M1: Importing Data Sets
- Each line in a dataset is a row, and commas separate the values.
- To understand the data, you must analyze the attributes for each column of data.
- Python libraries are collections of functions and methods that facilitate various functionalities without writing code from scratch and are categorized into Scientific Computing, Data Visualization, and Machine Learning Algorithms.
- Many data science libraries are interconnected; for instance, Scikit-learn is built on top of NumPy, SciPy, and Matplotlib.
- The data format and the file path are two key factors for reading data with Pandas.
- The read_CSV method in Pandas can read files in CSV format into a Pandas DataFrame.
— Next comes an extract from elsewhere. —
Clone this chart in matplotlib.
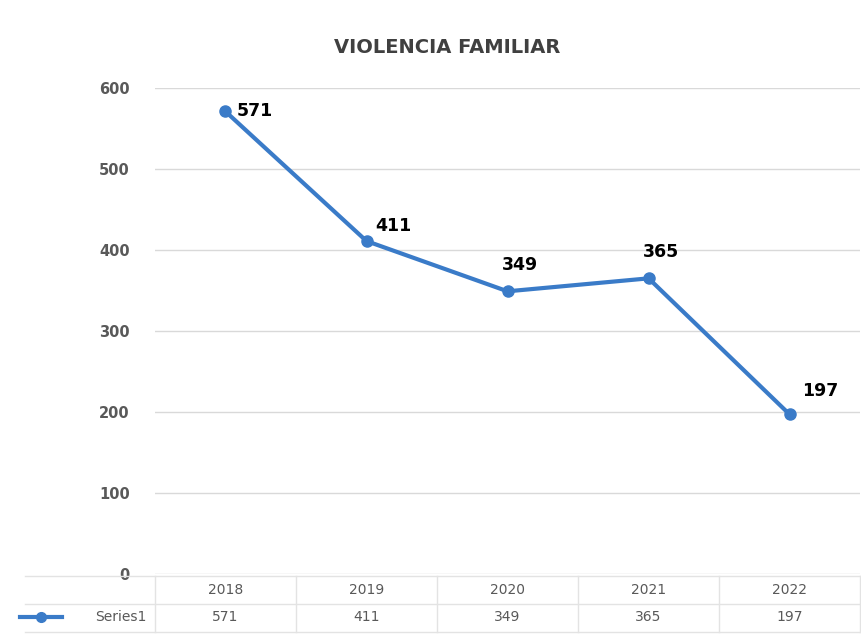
import numpy as np
import matplotlib.pyplot as plt
from matplotlib.transforms import blended_transform_factory
from matplotlib.lines import Line2D

years = ['2018', '2019', '2020', '2021', '2022']
values = [571, 411, 349, 365, 197]
series_name = 'Series1'

blue = '#3a7bc8'
grey = '#595959'

fig = plt.figure(figsize=(8.61, 6.39), dpi=100)
ax = fig.add_axes([0.18, 0.1017, 0.819, 0.7606])

x = np.arange(len(years))
ax.plot(x, values, color=blue, lw=3, marker='o', ms=8, zorder=3)

# etiquetas de datos (desplazamiento en puntos)
offsets = [(8, 0), (6, 11), (-4, 19), (-4, 19), (9, 17)]
for xi, v, (dx, dy) in zip(x, values, offsets):
    ax.annotate(str(v), (xi, v), xytext=(dx, dy), textcoords='offset points',
                fontsize=12.5, fontweight='bold', color='black',
                ha='left', va='center')

ax.set_xlim(-0.5, len(years) - 0.5)
ax.set_ylim(0, 600)
ax.set_yticks(range(0, 601, 100))
ax.yaxis.grid(True, color='#d9d9d9', lw=1)
ax.set_axisbelow(True)
ax.set_xticks([])
for s in ax.spines.values():
    s.set_visible(False)
ax.tick_params(axis='y', length=0, pad=18, labelsize=10.5, labelcolor=grey)
for lab in ax.get_yticklabels():
    lab.set_fontweight('bold')

fig.text(0.519, 0.925, 'VIOLENCIA FAMILIAR', ha='center', va='center',
         fontsize=14, fontweight='bold', color='#404040')

# tabla de datos
tr = blended_transform_factory(ax.transData, fig.transFigure)
row1 = 1 - 590 / 639
row2 = 1 - 617 / 639
for xi, yr, v in zip(x, years, values):
    ax.text(xi, row1, yr, transform=tr, ha='center', va='center',
            fontsize=10, color=grey, clip_on=False)
    ax.text(xi, row2, str(v), transform=tr, ha='center', va='center',
            fontsize=10, color=grey, clip_on=False)

lc = '#e3e3e3'
for yy in [1 - 576 / 639, 1 - 604 / 639, 1 - 632 / 639]:
    fig.add_artist(Line2D([25 / 861, 1.0], [yy, yy], color=lc, lw=1))
for b in np.arange(-0.5, len(years), 1.0):
    ax.plot([b, b], [1 - 576 / 639, 1 - 632 / 639], transform=tr,
            color=lc, lw=1, clip_on=False)
fig.add_artist(Line2D([20 / 861, 62 / 861], [row2, row2], color=blue, lw=3))
fig.add_artist(Line2D([41 / 861], [row2], color=blue, marker='o', ms=7))
fig.text(147 / 861, row2, series_name, ha='right', va='center',
         fontsize=10, color=grey)

fig.savefig('out.png', dpi=100, facecolor='white')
- Pandas has unique data types like object, float, Int, and datetime.
- Use the dtype method to check each column’s data type; misclassified data types might need manual correction.
- Knowing the correct data types helps apply appropriate Python functions to specific columns.
- Using Statistical Summary with describe() provides count, mean, standard deviation, min, max, and quartile ranges for numerical columns.
- You can also use include='all' as an argument to get summaries for object-type columns.
- The statistical summary helps identify potential issues like outliers needing further attention.
- Using the info() Method gives an overview of the top and bottom 30 rows of the DataFrame, useful for quick visual inspection.
- Some statistical metrics may return "NaN," indicating missing values, and the program can’t calculate statistics for that specific data type.
- Python can connect to databases through specialized code, often written in Jupyter notebooks.
- SQL Application Programming Interfaces (APIs) and Python DB APIs (most often used) facilitate the interaction between Python and the DBMS.
- SQL APIs connect to DBMS with one or more API calls, build SQL statements as a text string, and use API calls to send SQL statements to the DBMS and retrieve results and statuses.
- DB-API, ****Python's standard for interacting with relational databases, ****uses connection objects to establish and manage database connections and cursor objects to run queries and scroll through the results.